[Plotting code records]
· · · · ·

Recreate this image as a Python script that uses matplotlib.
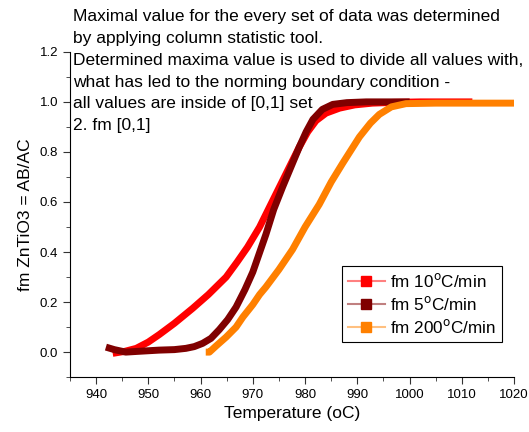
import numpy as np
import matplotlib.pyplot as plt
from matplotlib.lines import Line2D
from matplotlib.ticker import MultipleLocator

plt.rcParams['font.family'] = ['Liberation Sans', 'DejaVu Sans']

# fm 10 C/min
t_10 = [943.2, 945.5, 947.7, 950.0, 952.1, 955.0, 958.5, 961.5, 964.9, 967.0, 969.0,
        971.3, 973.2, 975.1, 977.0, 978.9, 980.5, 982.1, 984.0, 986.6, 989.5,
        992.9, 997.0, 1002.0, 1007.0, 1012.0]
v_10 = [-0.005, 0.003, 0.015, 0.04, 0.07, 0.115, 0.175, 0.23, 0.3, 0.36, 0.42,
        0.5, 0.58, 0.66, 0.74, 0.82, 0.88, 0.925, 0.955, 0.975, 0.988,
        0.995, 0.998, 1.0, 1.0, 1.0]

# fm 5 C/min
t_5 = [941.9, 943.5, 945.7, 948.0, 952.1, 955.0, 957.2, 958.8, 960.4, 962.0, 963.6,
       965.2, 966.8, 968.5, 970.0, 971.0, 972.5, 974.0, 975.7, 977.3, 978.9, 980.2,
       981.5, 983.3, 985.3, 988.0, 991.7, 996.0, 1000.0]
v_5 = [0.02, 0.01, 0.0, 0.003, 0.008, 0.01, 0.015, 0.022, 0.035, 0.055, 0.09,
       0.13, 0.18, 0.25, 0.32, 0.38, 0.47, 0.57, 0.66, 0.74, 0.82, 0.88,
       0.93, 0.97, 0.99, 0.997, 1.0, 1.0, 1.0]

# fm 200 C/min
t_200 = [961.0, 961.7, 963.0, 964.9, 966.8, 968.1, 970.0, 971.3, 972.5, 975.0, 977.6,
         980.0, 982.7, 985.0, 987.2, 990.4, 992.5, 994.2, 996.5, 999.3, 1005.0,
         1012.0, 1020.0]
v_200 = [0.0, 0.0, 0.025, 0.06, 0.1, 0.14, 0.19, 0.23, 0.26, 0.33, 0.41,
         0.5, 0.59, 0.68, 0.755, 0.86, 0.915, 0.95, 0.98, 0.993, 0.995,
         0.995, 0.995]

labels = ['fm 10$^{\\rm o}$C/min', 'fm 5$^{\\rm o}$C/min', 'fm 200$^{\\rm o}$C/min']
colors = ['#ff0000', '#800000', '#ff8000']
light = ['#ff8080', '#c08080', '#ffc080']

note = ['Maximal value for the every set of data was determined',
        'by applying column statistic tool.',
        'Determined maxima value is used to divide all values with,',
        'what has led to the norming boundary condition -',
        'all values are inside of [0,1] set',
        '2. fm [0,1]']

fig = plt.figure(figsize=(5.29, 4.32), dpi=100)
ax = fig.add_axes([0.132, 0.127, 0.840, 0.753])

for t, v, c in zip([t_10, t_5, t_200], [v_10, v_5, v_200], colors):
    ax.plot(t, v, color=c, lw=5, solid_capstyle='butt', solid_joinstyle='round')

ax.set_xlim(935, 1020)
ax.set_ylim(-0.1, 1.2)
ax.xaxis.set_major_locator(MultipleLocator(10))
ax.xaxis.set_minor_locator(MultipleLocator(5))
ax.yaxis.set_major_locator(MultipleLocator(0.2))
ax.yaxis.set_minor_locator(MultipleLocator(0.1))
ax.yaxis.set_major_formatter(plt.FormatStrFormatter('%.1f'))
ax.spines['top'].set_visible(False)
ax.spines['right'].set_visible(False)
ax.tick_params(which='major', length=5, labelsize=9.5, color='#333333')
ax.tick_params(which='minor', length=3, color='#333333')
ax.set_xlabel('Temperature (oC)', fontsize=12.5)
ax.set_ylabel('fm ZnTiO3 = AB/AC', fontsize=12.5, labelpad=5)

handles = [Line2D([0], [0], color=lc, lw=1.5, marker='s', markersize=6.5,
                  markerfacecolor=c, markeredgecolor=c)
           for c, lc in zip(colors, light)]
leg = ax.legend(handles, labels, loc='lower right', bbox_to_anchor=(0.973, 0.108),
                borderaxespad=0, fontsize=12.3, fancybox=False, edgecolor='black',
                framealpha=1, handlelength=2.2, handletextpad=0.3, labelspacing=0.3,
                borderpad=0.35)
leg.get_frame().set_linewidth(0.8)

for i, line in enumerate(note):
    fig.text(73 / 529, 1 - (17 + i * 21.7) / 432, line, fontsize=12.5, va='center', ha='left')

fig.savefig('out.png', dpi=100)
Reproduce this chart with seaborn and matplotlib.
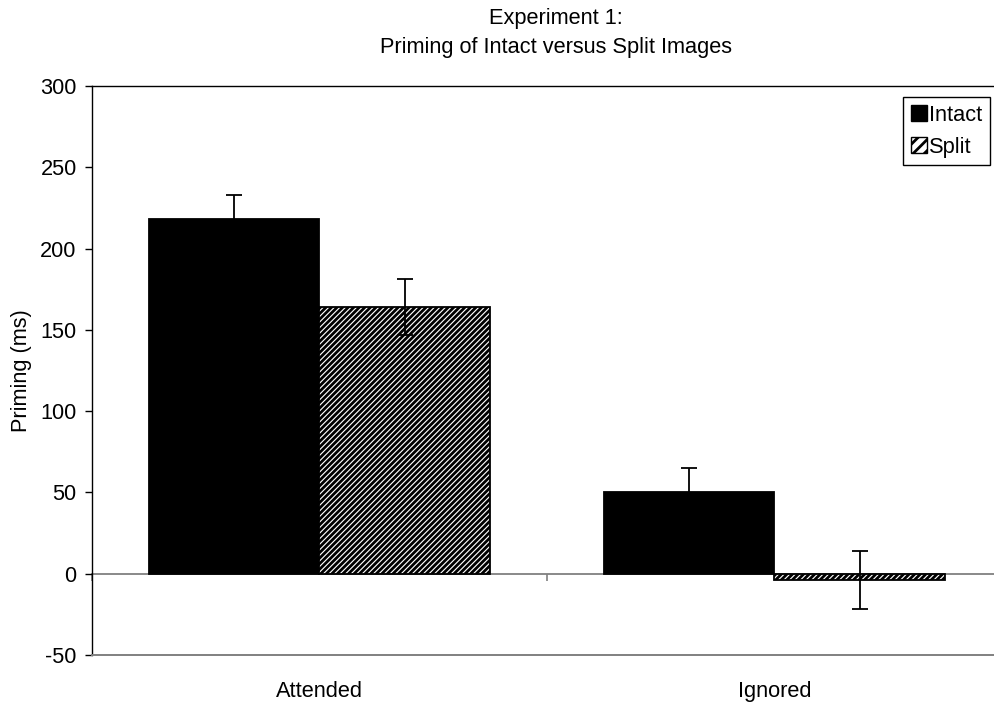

· · · · ·

Which lines contain the word "with"? Copy each of them.

■ Result for this task:
        'Determined maxima value is used to divide all values with,',
Reproduce this chart with seaborn and matplotlib.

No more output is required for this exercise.